### Work required:
Reproduce the data in its entirety, exactly as supplied.

### Entries provided:

## START

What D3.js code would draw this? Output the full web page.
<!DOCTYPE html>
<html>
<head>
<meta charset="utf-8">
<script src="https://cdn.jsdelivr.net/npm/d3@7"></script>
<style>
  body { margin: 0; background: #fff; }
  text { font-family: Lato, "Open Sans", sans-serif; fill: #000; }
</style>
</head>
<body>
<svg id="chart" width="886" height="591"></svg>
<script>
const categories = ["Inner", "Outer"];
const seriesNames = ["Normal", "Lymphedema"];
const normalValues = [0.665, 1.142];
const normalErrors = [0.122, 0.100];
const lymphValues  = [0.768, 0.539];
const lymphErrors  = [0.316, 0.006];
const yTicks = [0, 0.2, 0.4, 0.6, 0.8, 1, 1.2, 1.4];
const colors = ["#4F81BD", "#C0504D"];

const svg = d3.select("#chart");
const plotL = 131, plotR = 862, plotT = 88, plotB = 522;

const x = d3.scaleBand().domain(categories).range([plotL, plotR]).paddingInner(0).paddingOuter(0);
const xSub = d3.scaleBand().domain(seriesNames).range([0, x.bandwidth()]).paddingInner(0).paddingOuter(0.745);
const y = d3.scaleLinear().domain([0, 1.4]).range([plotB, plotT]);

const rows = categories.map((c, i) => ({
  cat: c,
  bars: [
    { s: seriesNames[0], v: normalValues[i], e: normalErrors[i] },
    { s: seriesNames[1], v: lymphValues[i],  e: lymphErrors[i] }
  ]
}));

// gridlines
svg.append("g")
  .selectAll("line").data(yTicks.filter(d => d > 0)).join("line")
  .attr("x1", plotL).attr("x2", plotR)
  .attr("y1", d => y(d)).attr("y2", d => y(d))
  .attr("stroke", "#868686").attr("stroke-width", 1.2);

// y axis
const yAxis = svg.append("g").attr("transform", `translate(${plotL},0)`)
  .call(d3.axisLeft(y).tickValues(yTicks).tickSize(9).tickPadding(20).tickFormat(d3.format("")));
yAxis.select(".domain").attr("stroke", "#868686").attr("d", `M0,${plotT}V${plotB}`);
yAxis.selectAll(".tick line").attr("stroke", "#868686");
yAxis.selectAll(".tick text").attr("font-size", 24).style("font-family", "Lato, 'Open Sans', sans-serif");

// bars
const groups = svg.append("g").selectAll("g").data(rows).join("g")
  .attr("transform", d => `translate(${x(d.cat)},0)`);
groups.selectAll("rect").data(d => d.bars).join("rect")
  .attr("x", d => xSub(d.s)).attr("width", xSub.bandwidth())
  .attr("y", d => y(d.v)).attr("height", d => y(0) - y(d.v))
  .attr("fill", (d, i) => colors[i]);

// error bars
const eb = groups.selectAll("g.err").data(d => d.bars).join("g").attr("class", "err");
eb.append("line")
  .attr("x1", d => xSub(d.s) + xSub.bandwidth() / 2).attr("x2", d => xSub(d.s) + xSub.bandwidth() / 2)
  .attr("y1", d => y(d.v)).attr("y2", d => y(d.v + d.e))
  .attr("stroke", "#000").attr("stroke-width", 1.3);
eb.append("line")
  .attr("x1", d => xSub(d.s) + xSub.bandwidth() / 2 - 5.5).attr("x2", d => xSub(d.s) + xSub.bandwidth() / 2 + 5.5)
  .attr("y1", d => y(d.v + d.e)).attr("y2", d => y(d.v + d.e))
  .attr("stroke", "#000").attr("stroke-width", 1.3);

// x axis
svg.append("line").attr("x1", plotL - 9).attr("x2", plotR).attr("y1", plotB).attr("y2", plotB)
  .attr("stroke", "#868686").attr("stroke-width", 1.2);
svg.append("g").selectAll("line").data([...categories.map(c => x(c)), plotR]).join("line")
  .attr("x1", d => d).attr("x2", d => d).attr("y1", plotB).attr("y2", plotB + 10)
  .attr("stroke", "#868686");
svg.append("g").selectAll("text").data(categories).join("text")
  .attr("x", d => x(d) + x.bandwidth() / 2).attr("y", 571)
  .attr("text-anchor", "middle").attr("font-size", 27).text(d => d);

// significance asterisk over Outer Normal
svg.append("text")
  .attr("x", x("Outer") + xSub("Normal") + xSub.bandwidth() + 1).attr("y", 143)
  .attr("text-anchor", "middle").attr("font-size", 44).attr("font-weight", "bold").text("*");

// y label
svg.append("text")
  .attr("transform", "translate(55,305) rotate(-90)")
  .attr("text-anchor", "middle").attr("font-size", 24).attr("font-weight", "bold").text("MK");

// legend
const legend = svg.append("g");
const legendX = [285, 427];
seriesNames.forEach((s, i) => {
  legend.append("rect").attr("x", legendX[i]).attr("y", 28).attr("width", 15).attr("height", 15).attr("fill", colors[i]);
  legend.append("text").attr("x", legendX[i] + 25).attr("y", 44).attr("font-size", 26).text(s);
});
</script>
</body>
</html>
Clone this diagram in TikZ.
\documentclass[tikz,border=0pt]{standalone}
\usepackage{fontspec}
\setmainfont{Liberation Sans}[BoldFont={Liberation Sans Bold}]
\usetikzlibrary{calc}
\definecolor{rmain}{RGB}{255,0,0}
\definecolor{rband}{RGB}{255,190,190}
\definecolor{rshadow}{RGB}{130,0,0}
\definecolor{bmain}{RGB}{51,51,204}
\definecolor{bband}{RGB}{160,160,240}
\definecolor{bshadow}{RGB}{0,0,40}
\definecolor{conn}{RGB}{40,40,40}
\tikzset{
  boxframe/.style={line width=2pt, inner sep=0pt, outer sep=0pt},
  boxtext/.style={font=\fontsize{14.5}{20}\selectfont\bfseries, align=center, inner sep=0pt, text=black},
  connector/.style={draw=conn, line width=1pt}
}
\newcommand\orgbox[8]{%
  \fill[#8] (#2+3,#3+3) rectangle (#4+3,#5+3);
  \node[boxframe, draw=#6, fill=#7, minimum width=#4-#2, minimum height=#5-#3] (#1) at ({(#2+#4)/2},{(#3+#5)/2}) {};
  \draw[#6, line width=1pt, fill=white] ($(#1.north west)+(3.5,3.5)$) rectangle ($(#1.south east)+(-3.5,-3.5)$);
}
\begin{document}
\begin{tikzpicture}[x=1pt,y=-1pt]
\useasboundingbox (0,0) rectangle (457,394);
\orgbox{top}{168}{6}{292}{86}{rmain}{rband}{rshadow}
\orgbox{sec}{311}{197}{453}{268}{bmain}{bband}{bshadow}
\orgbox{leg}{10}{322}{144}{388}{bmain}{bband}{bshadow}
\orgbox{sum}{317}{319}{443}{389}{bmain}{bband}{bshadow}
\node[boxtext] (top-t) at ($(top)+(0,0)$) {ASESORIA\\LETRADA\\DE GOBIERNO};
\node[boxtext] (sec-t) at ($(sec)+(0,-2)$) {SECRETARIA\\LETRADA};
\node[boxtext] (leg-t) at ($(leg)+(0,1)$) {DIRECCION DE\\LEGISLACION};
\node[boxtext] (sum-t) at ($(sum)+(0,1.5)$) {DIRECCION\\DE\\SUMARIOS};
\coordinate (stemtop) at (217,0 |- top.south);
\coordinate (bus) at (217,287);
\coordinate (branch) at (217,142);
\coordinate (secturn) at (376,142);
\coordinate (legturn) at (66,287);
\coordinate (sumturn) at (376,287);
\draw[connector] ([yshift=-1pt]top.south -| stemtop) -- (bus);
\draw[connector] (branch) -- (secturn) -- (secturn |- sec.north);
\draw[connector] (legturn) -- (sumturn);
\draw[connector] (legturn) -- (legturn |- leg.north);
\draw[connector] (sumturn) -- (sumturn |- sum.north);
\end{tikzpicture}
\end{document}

## END

### Correct response:
What D3.js code would draw this? Output the full web page.
<!DOCTYPE html>
<html>
<head>
<meta charset="utf-8">
<script src="https://cdn.jsdelivr.net/npm/d3@7"></script>
<style>
  body { margin: 0; background: #fff; }
  text { font-family: Lato, "Open Sans", sans-serif; fill: #000; }
</style>
</head>
<body>
<svg id="chart" width="886" height="591"></svg>
<script>
const categories = ["Inner", "Outer"];
const seriesNames = ["Normal", "Lymphedema"];
const normalValues = [0.665, 1.142];
const normalErrors = [0.122, 0.100];
const lymphValues  = [0.768, 0.539];
const lymphErrors  = [0.316, 0.006];
const yTicks = [0, 0.2, 0.4, 0.6, 0.8, 1, 1.2, 1.4];
const colors = ["#4F81BD", "#C0504D"];

const svg = d3.select("#chart");
const plotL = 131, plotR = 862, plotT = 88, plotB = 522;

const x = d3.scaleBand().domain(categories).range([plotL, plotR]).paddingInner(0).paddingOuter(0);
const xSub = d3.scaleBand().domain(seriesNames).range([0, x.bandwidth()]).paddingInner(0).paddingOuter(0.745);
const y = d3.scaleLinear().domain([0, 1.4]).range([plotB, plotT]);

const rows = categories.map((c, i) => ({
  cat: c,
  bars: [
    { s: seriesNames[0], v: normalValues[i], e: normalErrors[i] },
    { s: seriesNames[1], v: lymphValues[i],  e: lymphErrors[i] }
  ]
}));

// gridlines
svg.append("g")
  .selectAll("line").data(yTicks.filter(d => d > 0)).join("line")
  .attr("x1", plotL).attr("x2", plotR)
  .attr("y1", d => y(d)).attr("y2", d => y(d))
  .attr("stroke", "#868686").attr("stroke-width", 1.2);

// y axis
const yAxis = svg.append("g").attr("transform", `translate(${plotL},0)`)
  .call(d3.axisLeft(y).tickValues(yTicks).tickSize(9).tickPadding(20).tickFormat(d3.format("")));
yAxis.select(".domain").attr("stroke", "#868686").attr("d", `M0,${plotT}V${plotB}`);
yAxis.selectAll(".tick line").attr("stroke", "#868686");
yAxis.selectAll(".tick text").attr("font-size", 24).style("font-family", "Lato, 'Open Sans', sans-serif");

// bars
const groups = svg.append("g").selectAll("g").data(rows).join("g")
  .attr("transform", d => `translate(${x(d.cat)},0)`);
groups.selectAll("rect").data(d => d.bars).join("rect")
  .attr("x", d => xSub(d.s)).attr("width", xSub.bandwidth())
  .attr("y", d => y(d.v)).attr("height", d => y(0) - y(d.v))
  .attr("fill", (d, i) => colors[i]);

// error bars
const eb = groups.selectAll("g.err").data(d => d.bars).join("g").attr("class", "err");
eb.append("line")
  .attr("x1", d => xSub(d.s) + xSub.bandwidth() / 2).attr("x2", d => xSub(d.s) + xSub.bandwidth() / 2)
  .attr("y1", d => y(d.v)).attr("y2", d => y(d.v + d.e))
  .attr("stroke", "#000").attr("stroke-width", 1.3);
eb.append("line")
  .attr("x1", d => xSub(d.s) + xSub.bandwidth() / 2 - 5.5).attr("x2", d => xSub(d.s) + xSub.bandwidth() / 2 + 5.5)
  .attr("y1", d => y(d.v + d.e)).attr("y2", d => y(d.v + d.e))
  .attr("stroke", "#000").attr("stroke-width", 1.3);

// x axis
svg.append("line").attr("x1", plotL - 9).attr("x2", plotR).attr("y1", plotB).attr("y2", plotB)
  .attr("stroke", "#868686").attr("stroke-width", 1.2);
svg.append("g").selectAll("line").data([...categories.map(c => x(c)), plotR]).join("line")
  .attr("x1", d => d).attr("x2", d => d).attr("y1", plotB).attr("y2", plotB + 10)
  .attr("stroke", "#868686");
svg.append("g").selectAll("text").data(categories).join("text")
  .attr("x", d => x(d) + x.bandwidth() / 2).attr("y", 571)
  .attr("text-anchor", "middle").attr("font-size", 27).text(d => d);

// significance asterisk over Outer Normal
svg.append("text")
  .attr("x", x("Outer") + xSub("Normal") + xSub.bandwidth() + 1).attr("y", 143)
  .attr("text-anchor", "middle").attr("font-size", 44).attr("font-weight", "bold").text("*");

// y label
svg.append("text")
  .attr("transform", "translate(55,305) rotate(-90)")
  .attr("text-anchor", "middle").attr("font-size", 24).attr("font-weight", "bold").text("MK");

// legend
const legend = svg.append("g");
const legendX = [285, 427];
seriesNames.forEach((s, i) => {
  legend.append("rect").attr("x", legendX[i]).attr("y", 28).attr("width", 15).attr("height", 15).attr("fill", colors[i]);
  legend.append("text").attr("x", legendX[i] + 25).attr("y", 44).attr("font-size", 26).text(s);
});
</script>
</body>
</html>
Clone this diagram in TikZ.
\documentclass[tikz,border=0pt]{standalone}
\usepackage{fontspec}
\setmainfont{Liberation Sans}[BoldFont={Liberation Sans Bold}]
\usetikzlibrary{calc}
\definecolor{rmain}{RGB}{255,0,0}
\definecolor{rband}{RGB}{255,190,190}
\definecolor{rshadow}{RGB}{130,0,0}
\definecolor{bmain}{RGB}{51,51,204}
\definecolor{bband}{RGB}{160,160,240}
\definecolor{bshadow}{RGB}{0,0,40}
\definecolor{conn}{RGB}{40,40,40}
\tikzset{
  boxframe/.style={line width=2pt, inner sep=0pt, outer sep=0pt},
  boxtext/.style={font=\fontsize{14.5}{20}\selectfont\bfseries, align=center, inner sep=0pt, text=black},
  connector/.style={draw=conn, line width=1pt}
}
\newcommand\orgbox[8]{%
  \fill[#8] (#2+3,#3+3) rectangle (#4+3,#5+3);
  \node[boxframe, draw=#6, fill=#7, minimum width=#4-#2, minimum height=#5-#3] (#1) at ({(#2+#4)/2},{(#3+#5)/2}) {};
  \draw[#6, line width=1pt, fill=white] ($(#1.north west)+(3.5,3.5)$) rectangle ($(#1.south east)+(-3.5,-3.5)$);
}
\begin{document}
\begin{tikzpicture}[x=1pt,y=-1pt]
\useasboundingbox (0,0) rectangle (457,394);
\orgbox{top}{168}{6}{292}{86}{rmain}{rband}{rshadow}
\orgbox{sec}{311}{197}{453}{268}{bmain}{bband}{bshadow}
\orgbox{leg}{10}{322}{144}{388}{bmain}{bband}{bshadow}
\orgbox{sum}{317}{319}{443}{389}{bmain}{bband}{bshadow}
\node[boxtext] (top-t) at ($(top)+(0,0)$) {ASESORIA\\LETRADA\\DE GOBIERNO};
\node[boxtext] (sec-t) at ($(sec)+(0,-2)$) {SECRETARIA\\LETRADA};
\node[boxtext] (leg-t) at ($(leg)+(0,1)$) {DIRECCION DE\\LEGISLACION};
\node[boxtext] (sum-t) at ($(sum)+(0,1.5)$) {DIRECCION\\DE\\SUMARIOS};
\coordinate (stemtop) at (217,0 |- top.south);
\coordinate (bus) at (217,287);
\coordinate (branch) at (217,142);
\coordinate (secturn) at (376,142);
\coordinate (legturn) at (66,287);
\coordinate (sumturn) at (376,287);
\draw[connector] ([yshift=-1pt]top.south -| stemtop) -- (bus);
\draw[connector] (branch) -- (secturn) -- (secturn |- sec.north);
\draw[connector] (legturn) -- (sumturn);
\draw[connector] (legturn) -- (legturn |- leg.north);
\draw[connector] (sumturn) -- (sumturn |- sum.north);
\end{tikzpicture}
\end{document}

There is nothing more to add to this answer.